Emotion aware chatbot developed by Keele scientists offers transformative potential for mental health care

An AI-powered chatbot developed by computer scientists at Keele University has the potential to “transform” mental health care by removing existing barriers to mental health support, the researchers have said.
Led by Dr Baidaa Al-Bander from Keele’s School of Computer Science and Mathematics, the research involved developing a new chatbot which is more “emotionally aware” than traditional AI-powered chatbot models, offering the potential for timely and accessible mental health care for patients in need. Their findings are published in the journal Cognitive Computation and Systems.
According to the World Health Organisation, mental health disorders have a global prevalence of 25%, a statistic which is exacerbated by factors such as stigma, geographical location, and a worldwide shortage of mental health practitioners.
Mental health chatbots have been developed to address these barriers, but many of these often lack key features such as emotion recognition, personalisation, multilingual support, and ethical appropriateness, meaning they are severely limited in both the care they can offer and the amount of people they can help.
To combat this, the researchers developed a new emotion-aware psychological first-aid (PFA) chatbot, which integrates an emotional distress detection system trained on Google’s BERT language model and fine-tuned on OpenAI’s GPT model.
The PFA chatbot utilises a type of artificial intelligence know as deep learning models; artificial neurons which use data to learn and solve problems and has been fine-tuned on anonymised transcripts from real therapy sessions to improve its ability to detect emotional distress in users, and provide appropriate responses and suggestions to help them.
The PFA chatbot developed using this model is multilingual, and when tested by the researchers it was found to accurately identify emotion in just over 83% of cases, as well as providing psychological first-aid that was considered to be ethical and appropriate.
The researchers say that although the chatbot is by no means a substitute for proper treatment and care by a medical professional for those experiencing mental ill health, it could be a useful tool for overcoming existing barriers to mental health support by providing timely and accessible care in conjunction with existing health services.
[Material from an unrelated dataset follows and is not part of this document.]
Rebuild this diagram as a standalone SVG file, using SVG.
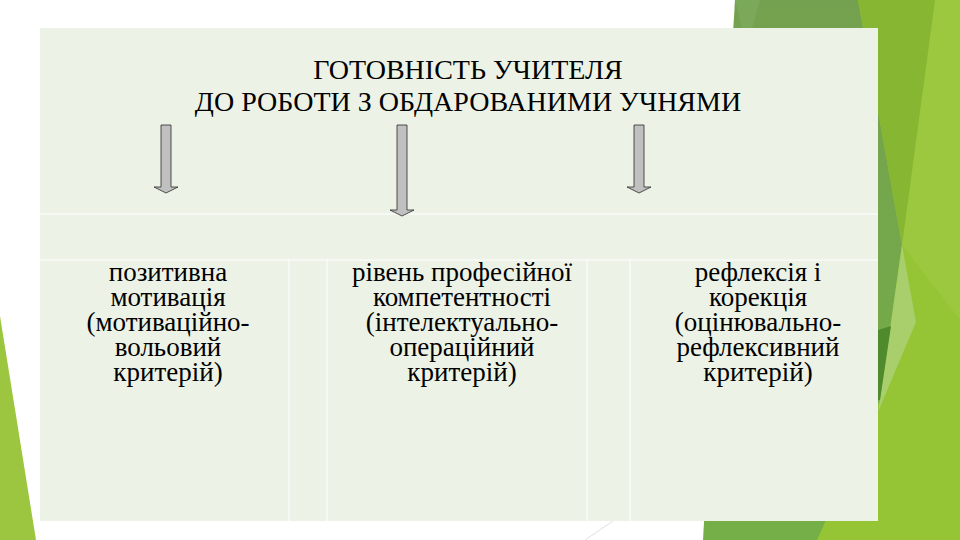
<svg xmlns="http://www.w3.org/2000/svg" width="960" height="540" viewBox="0 0 960 540">
  <defs>
    <style>
      .t { fill: #000; text-anchor: middle; font-family: "Liberation Serif", "Times New Roman", serif; }
      .title { font-size: 28px; }
      .body { font-size: 27px; }
      .arrow { fill: #C0C0C0; stroke: #2a2a2a; stroke-width: 0.8; }
      .grid { stroke: #FFFFFF; stroke-width: 1; fill: none; }
    </style>
    <linearGradient id="band" x1="0" y1="0" x2="0" y2="1">
      <stop offset="0" stop-color="#74A14F"/>
      <stop offset="1" stop-color="#75AF47"/>
    </linearGradient>
  </defs>

  <rect x="0" y="0" width="960" height="540" fill="#FFFFFF"/>

  <g id="decor">
    <polygon points="0,316 36,540 0,540" fill="#9CC63F"/>
    <polygon points="858,0 960,0 960,540 815,540" fill="#95C434"/>
    <polygon points="935,0 960,0 960,320 902,245" fill="#9CC83F"/>
    <polygon points="735,0 858,0 902,245 880,400 817,540 703,540" fill="url(#band)"/>
    <polygon points="735,0 760,0 752,28 742,28" fill="#7BA95A"/>
    <polygon points="858,0 935,0 902,245" fill="#87B633"/>
    <polygon points="902,245 916,322 878,412 880,400" fill="#A8CF6B"/>
    <polygon points="878,330 891,326 880,400 878,400" fill="#4F8B2C"/>
    <line x1="585" y1="540" x2="613" y2="521" stroke="#D8D8D8" stroke-width="0.8"/>
  </g>

  <g id="panel">
    <rect x="40" y="28" width="838" height="493" fill="#EDF2E7"/>
    <line class="grid" x1="40" y1="214" x2="878" y2="214"/>
    <line class="grid" x1="40" y1="260" x2="878" y2="260"/>
    <line class="grid" x1="289" y1="260" x2="289" y2="521"/>
    <line class="grid" x1="327" y1="260" x2="327" y2="521"/>
    <line class="grid" x1="587" y1="260" x2="587" y2="521"/>
    <line class="grid" x1="630" y1="260" x2="630" y2="521"/>
  </g>

  <g id="title">
    <text class="t title" x="468" y="79">ГОТОВНІСТЬ УЧИТЕЛЯ<tspan x="468" dy="32">ДО РОБОТИ З ОБДАРОВАНИМИ УЧНЯМИ</tspan></text>
  </g>

  <g id="node-motivation">
    <text class="t body" x="168" y="281">позитивна<tspan x="168" dy="25">мотивація</tspan><tspan x="168" dy="25">(мотиваційно-</tspan><tspan x="168" dy="25">вольовий</tspan><tspan x="168" dy="25">критерій)</tspan></text>
  </g>

  <g id="node-competence">
    <text class="t body" x="462" y="281">рівень професійної<tspan x="462" dy="25">компетентності</tspan><tspan x="462" dy="25">(інтелектуально-</tspan><tspan x="462" dy="25">операційний</tspan><tspan x="462" dy="25">критерій)</tspan></text>
  </g>

  <g id="node-reflection">
    <text class="t body" x="758" y="281">рефлексія і<tspan x="758" dy="25">корекція</tspan><tspan x="758" dy="25">(оцінювально-</tspan><tspan x="758" dy="25">рефлексивний</tspan><tspan x="758" dy="25">критерій)</tspan></text>
  </g>

  <g id="connectors">
    <polygon class="arrow" points="161,125 171,125 171,187 178,187 166,193 154,187 161,187"/>
    <polygon class="arrow" points="397,125 407,125 407,210 414,210 402,216 390,210 397,210"/>
    <polygon class="arrow" points="634,125 644,125 644,187 651,187 639,193 627,187 634,187"/>
  </g>
</svg>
Lead author Dr Baidaa Al-Bander, from Keele University, said: “Our research focuses on creating an AI-powered chatbot designed to provide emotional support and mental health assistance. Using advanced language models, the system can detect emotional distress in conversations and offer empathetic, personalised responses in multiple languages. This work highlights how AI can be used to make mental health support more accessible and help people navigate challenging emotional experiences in a safe and ethical way.”